**DATA FOR THIS EXERCISE:**
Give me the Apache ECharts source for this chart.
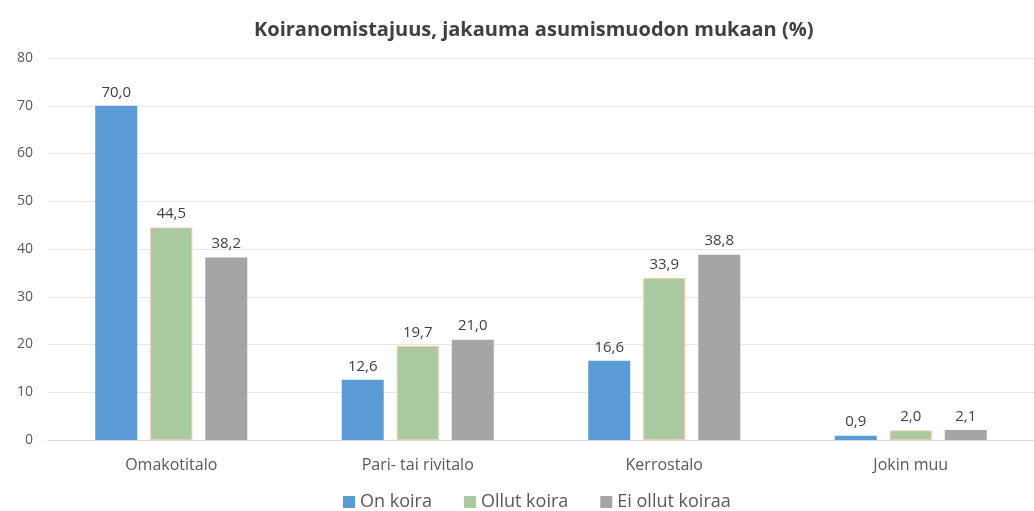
<!DOCTYPE html>
<html>
<head>
<meta charset="utf-8">
<script src="https://cdn.jsdelivr.net/npm/echarts@6/dist/echarts.min.js"></script>
<style>
  html, body { margin: 0; padding: 0; background: #fff; }
  #chart { width: 1034px; height: 511px; }
</style>
</head>
<body>
<div id="chart"></div>
<script>
// asumismuodot
const categories = ['Omakotitalo', 'Pari- tai rivitalo', 'Kerrostalo', 'Jokin muu']
const onKoira = [70.0, 12.6, 16.6, 0.9]
const ollutKoira = [44.5, 19.7, 33.9, 2.0]
const eiOllutKoiraa = [38.2, 21.0, 38.8, 2.1]
const yTicks = [0, 10, 20, 30, 40, 50, 60, 70, 80]

const font = 'Open Sans'
const labelFmt = p => p.value.toFixed(1).replace('.', ',')

const chart = echarts.init(document.getElementById('chart'))

function barSeries(name, data, color, border) {
  return {
    name: name,
    type: 'bar',
    data: data,
    barWidth: 42,
    barGap: '31%',
    itemStyle: {
      color: color,
      borderColor: border || color,
      borderWidth: border ? 1 : 0
    },
    label: {
      show: true,
      position: 'top',
      distance: 6,
      formatter: labelFmt,
      color: '#404040',
      fontFamily: font,
      fontSize: 15
    }
  }
}

chart.setOption({
  animation: false,
  textStyle: { fontFamily: font },
  title: {
    text: 'Koiranomistajuus, jakauma asumismuodon mukaan (%)',
    left: 249,
    top: 15,
    textStyle: {
      fontFamily: font,
      fontSize: 20,
      fontWeight: 'bold',
      color: '#404040'
    }
  },
  legend: {
    data: ['On koira', 'Ollut koira', 'Ei ollut koiraa'],
    left: 338,
    top: 488,
    icon: 'rect',
    itemWidth: 12,
    itemHeight: 12,
    itemGap: 32,
    itemStyle: { borderWidth: 0 },
    textStyle: { fontFamily: font, fontSize: 18, color: '#595959' }
  },
  grid: {
    left: 48,
    top: 58,
    width: 997,
    bottom: 71
  },
  xAxis: {
    type: 'category',
    data: categories,
    axisTick: { show: false },
    axisLine: { lineStyle: { color: '#d9d9d9' } },
    axisLabel: {
      margin: 17,
      color: '#595959',
      fontFamily: font,
      fontSize: 16
    }
  },
  yAxis: {
    type: 'value',
    min: yTicks[0],
    max: yTicks[yTicks.length - 1],
    interval: 10,
    axisLabel: {
      margin: 15,
      color: '#595959',
      fontFamily: font,
      fontSize: 14
    },
    splitLine: { lineStyle: { color: '#e6e6e6' } }
  },
  series: [
    barSeries('On koira', onKoira, '#5b9bd5'),
    barSeries('Ollut koira', ollutKoira, '#a9c9a0', '#f4c7a8'),
    barSeries('Ei ollut koiraa', eiOllutKoiraa, '#a5a5a5')
  ]
})
</script>
</body>
</html>
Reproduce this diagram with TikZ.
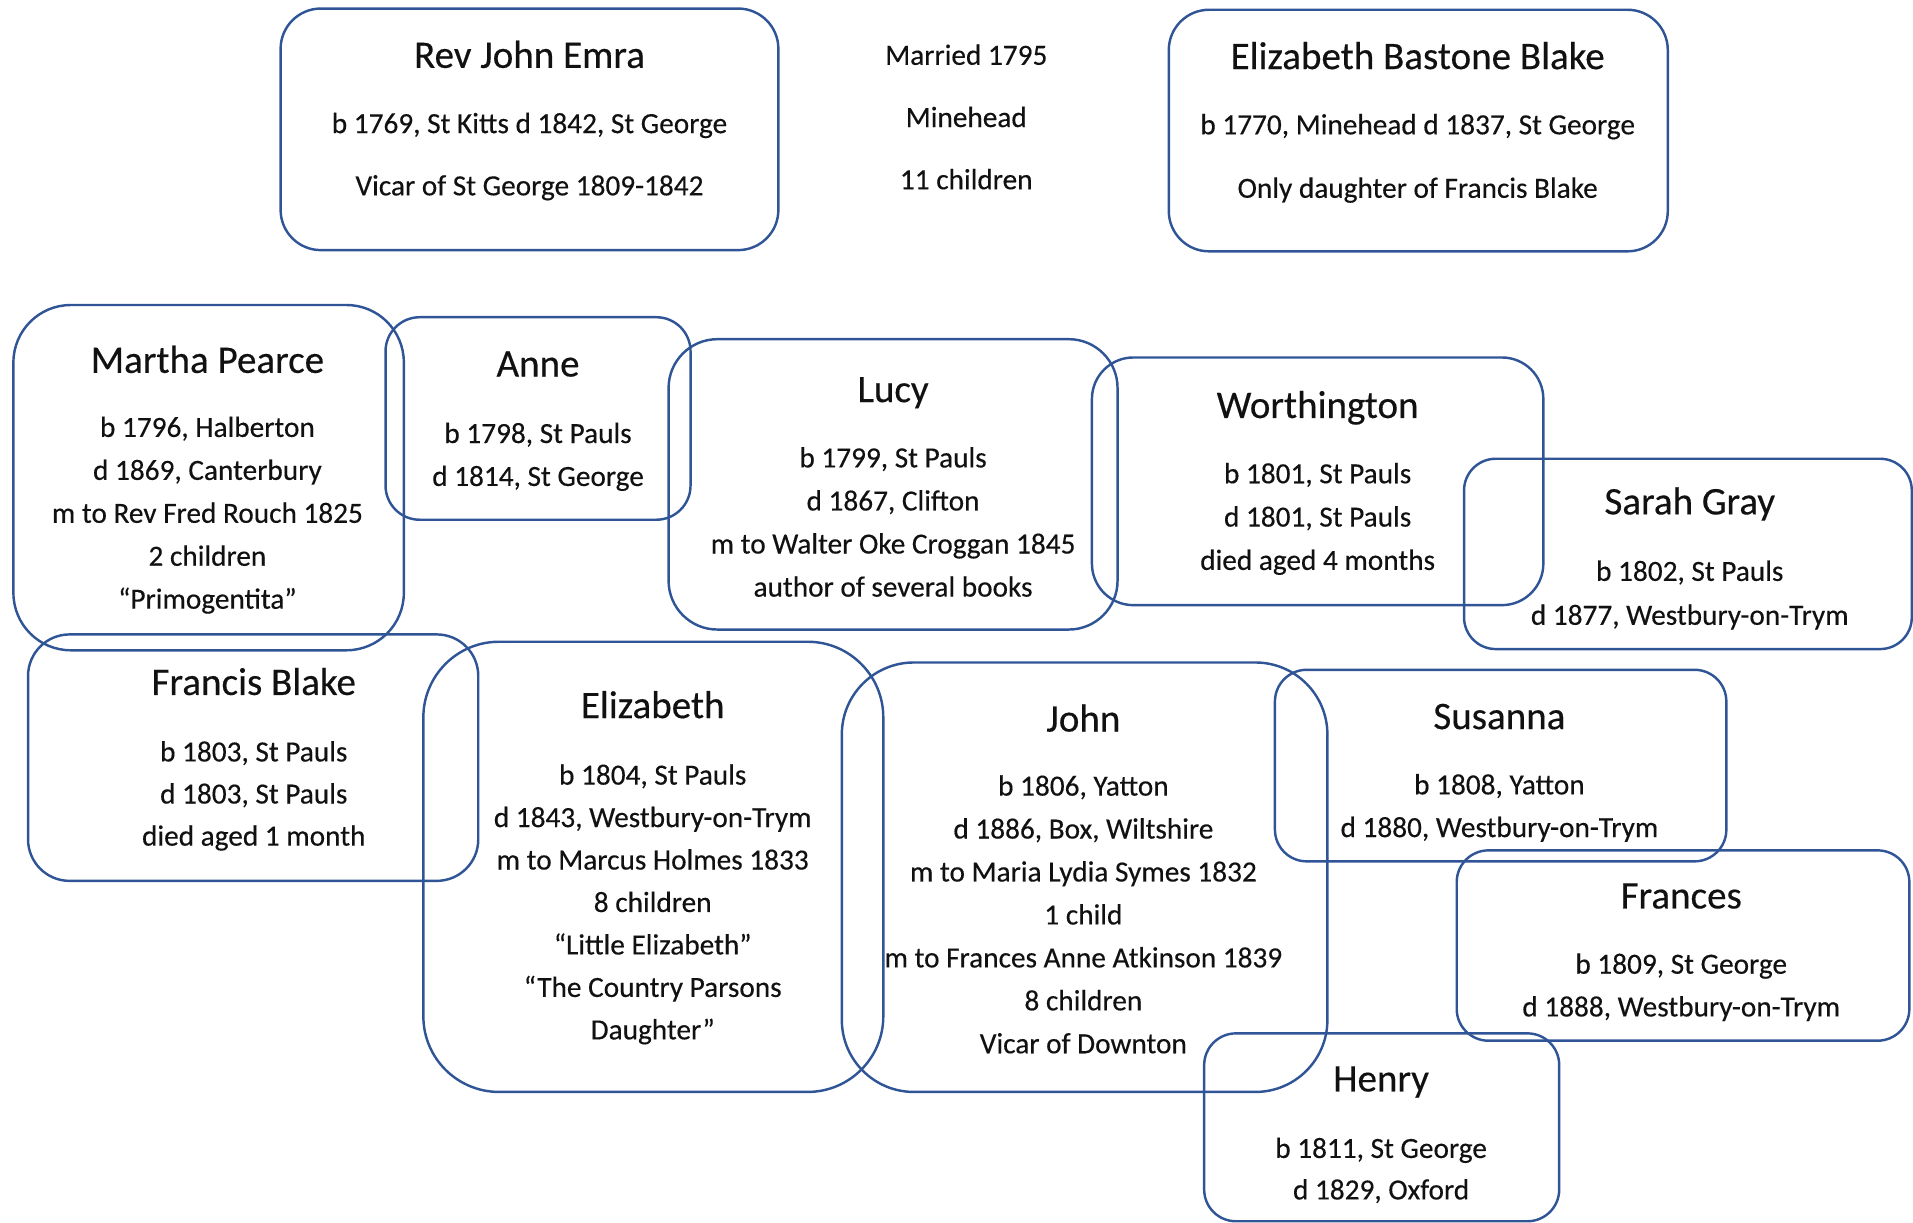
\documentclass[tikz,border=0pt]{standalone}
\usepackage{fontspec}
\setmainfont{Carlito}[FakeBold=0.35]
\definecolor{boxblue}{HTML}{2F5597}
\definecolor{txt}{HTML}{111111}
\begin{document}
\begin{tikzpicture}[x=1pt,y=-1pt,
  pbox/.style={draw=boxblue, line width=2pt, inner sep=0pt},
  ttl/.style={font=\fontsize{32}{38}\selectfont, text=txt, text height=23.7pt, text depth=4.5pt, inner sep=0pt},
  bdy/.style={font=\fontsize{24}{29}\selectfont, text=txt, text height=17.8pt, text depth=3.6pt, inner sep=0pt}]
\useasboundingbox (0,0) rectangle (1568,1002);

% parents
\node[pbox, minimum width=408pt, minimum height=198pt, rounded corners=33pt] (rev) at (434,106) {};
\node[ttl] (rev-t) at (434,46) {Rev John Emra};
\node[bdy] (rev-1) at (434,102) {b 1769, St Kitts d 1842, St George};
\node[bdy] (rev-2) at (434,153) {Vicar of St George 1809-1842};

\node[bdy] (mar-1) at (792,46) {Married 1795};
\node[bdy] (mar-2) at (792,97) {Minehead};
\node[bdy] (mar-3) at (792,148) {11 children};

\node[pbox, minimum width=409pt, minimum height=198pt, rounded corners=33pt] (ebb) at (1162.5,107) {};
\node[ttl] (ebb-t) at (1162,47) {Elizabeth Bastone Blake};
\node[bdy] (ebb-1) at (1162,103) {b 1770, Minehead d 1837, St George};
\node[bdy] (ebb-2) at (1162,155) {Only daughter of Francis Blake};

% children
\node[pbox, minimum width=320pt, minimum height=283pt, rounded corners=47pt] (martha) at (171,391.5) {};
\node[ttl] (martha-t) at (170,296) {Martha Pearce};
\foreach \s [count=\i] in {{b 1796, Halberton},{d 1869, Canterbury},{m to Rev Fred Rouch 1825},{2 children},{“Primogentita”}}
  \node[bdy] (martha-\i) at (170,{351+35.2*(\i-1)}) {\s};

\node[pbox, minimum width=250pt, minimum height=166pt, rounded corners=28pt] (anne) at (441,343) {};
\node[ttl] (anne-t) at (441,299) {Anne};
\foreach \s [count=\i] in {{b 1798, St Pauls},{d 1814, St George}}
  \node[bdy] (anne-\i) at (441,{356+35.2*(\i-1)}) {\s};

\node[pbox, minimum width=368pt, minimum height=238pt, rounded corners=40pt] (lucy) at (732,397) {};
\node[ttl] (lucy-t) at (732,320) {Lucy};
\foreach \s [count=\i] in {{b 1799, St Pauls},{d 1867, Clifton},{m to Walter Oke Croggan 1845},{author of several books}}
  \node[bdy] (lucy-\i) at (732,{376+35.3*(\i-1)}) {\s};

\node[pbox, minimum width=370pt, minimum height=203pt, rounded corners=34pt] (worth) at (1080,394.5) {};
\node[ttl] (worth-t) at (1080,333) {Worthington};
\foreach \s [count=\i] in {{b 1801, St Pauls},{d 1801, St Pauls},{died aged 4 months}}
  \node[bdy] (worth-\i) at (1080,{389+35.5*(\i-1)}) {\s};

\node[pbox, minimum width=367pt, minimum height=156pt, rounded corners=26pt] (sarah) at (1383.5,454) {};
\node[ttl] (sarah-t) at (1385,412) {Sarah Gray};
\foreach \s [count=\i] in {{b 1802, St Pauls},{d 1877, Westbury-on-Trym}}
  \node[bdy] (sarah-\i) at (1385,{469+36*(\i-1)}) {\s};

\node[pbox, minimum width=369pt, minimum height=202pt, rounded corners=34pt] (francis) at (207.5,621) {};
\node[ttl] (francis-t) at (208,560) {Francis Blake};
\foreach \s [count=\i] in {{b 1803, St Pauls},{d 1803, St Pauls},{died aged 1 month}}
  \node[bdy] (francis-\i) at (208,{617+34.5*(\i-1)}) {\s};

\node[pbox, minimum width=377pt, minimum height=369pt, rounded corners=62pt] (eliz) at (535.5,710.5) {};
\node[ttl] (eliz-t) at (535,579) {Elizabeth};
\foreach \s [count=\i] in {{b 1804, St Pauls},{d 1843, Westbury-on-Trym},{m to Marcus Holmes 1833},{8 children},{“Little Elizabeth”},{“The Country Parsons},{Daughter”}}
  \node[bdy] (eliz-\i) at (535,{636+34.8*(\i-1)}) {\s};

\node[pbox, minimum width=398pt, minimum height=352pt, rounded corners=59pt] (john) at (889,719) {};
\node[ttl] (john-t) at (888,590) {John};
\foreach \s [count=\i] in {{b 1806, Yatton},{d 1886, Box, Wiltshire},{m to Maria Lydia Symes 1832},{1 child},{m to Frances Anne Atkinson 1839},{8 children},{Vicar of Downton}}
  \node[bdy] (john-\i) at (888,{645+35.2*(\i-1)}) {\s};

\node[pbox, minimum width=370pt, minimum height=157pt, rounded corners=26pt] (sus) at (1230,627.5) {};
\node[ttl] (sus-t) at (1229,588) {Susanna};
\foreach \s [count=\i] in {{b 1808, Yatton},{d 1880, Westbury-on-Trym}}
  \node[bdy] (sus-\i) at (1229,{644+35*(\i-1)}) {\s};

\node[pbox, minimum width=371pt, minimum height=156pt, rounded corners=26pt] (frances) at (1379.5,775) {};
\node[ttl] (frances-t) at (1378,735) {Frances};
\foreach \s [count=\i] in {{b 1809, St George},{d 1888, Westbury-on-Trym}}
  \node[bdy] (frances-\i) at (1378,{791+35*(\i-1)}) {\s};

\node[pbox, minimum width=291pt, minimum height=154pt, rounded corners=26pt] (henry) at (1132.5,924) {};
\node[ttl] (henry-t) at (1132,885) {Henry};
\foreach \s [count=\i] in {{b 1811, St George},{d 1829, Oxford}}
  \node[bdy] (henry-\i) at (1132,{942+34*(\i-1)}) {\s};
\end{tikzpicture}
\end{document}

**WRITTEN INSTRUCTION:**
Without the pictures, write out exactly the lines from the one that has "Reproduce this diagram with TikZ." down to the one that has "(0,0) rectangle (1568,1002);", both included.

**FINISHED ANSWER:**
Reproduce this diagram with TikZ.
\documentclass[tikz,border=0pt]{standalone}
\usepackage{fontspec}
\setmainfont{Carlito}[FakeBold=0.35]
\definecolor{boxblue}{HTML}{2F5597}
\definecolor{txt}{HTML}{111111}
\begin{document}
\begin{tikzpicture}[x=1pt,y=-1pt,
  pbox/.style={draw=boxblue, line width=2pt, inner sep=0pt},
  ttl/.style={font=\fontsize{32}{38}\selectfont, text=txt, text height=23.7pt, text depth=4.5pt, inner sep=0pt},
  bdy/.style={font=\fontsize{24}{29}\selectfont, text=txt, text height=17.8pt, text depth=3.6pt, inner sep=0pt}]
\useasboundingbox (0,0) rectangle (1568,1002);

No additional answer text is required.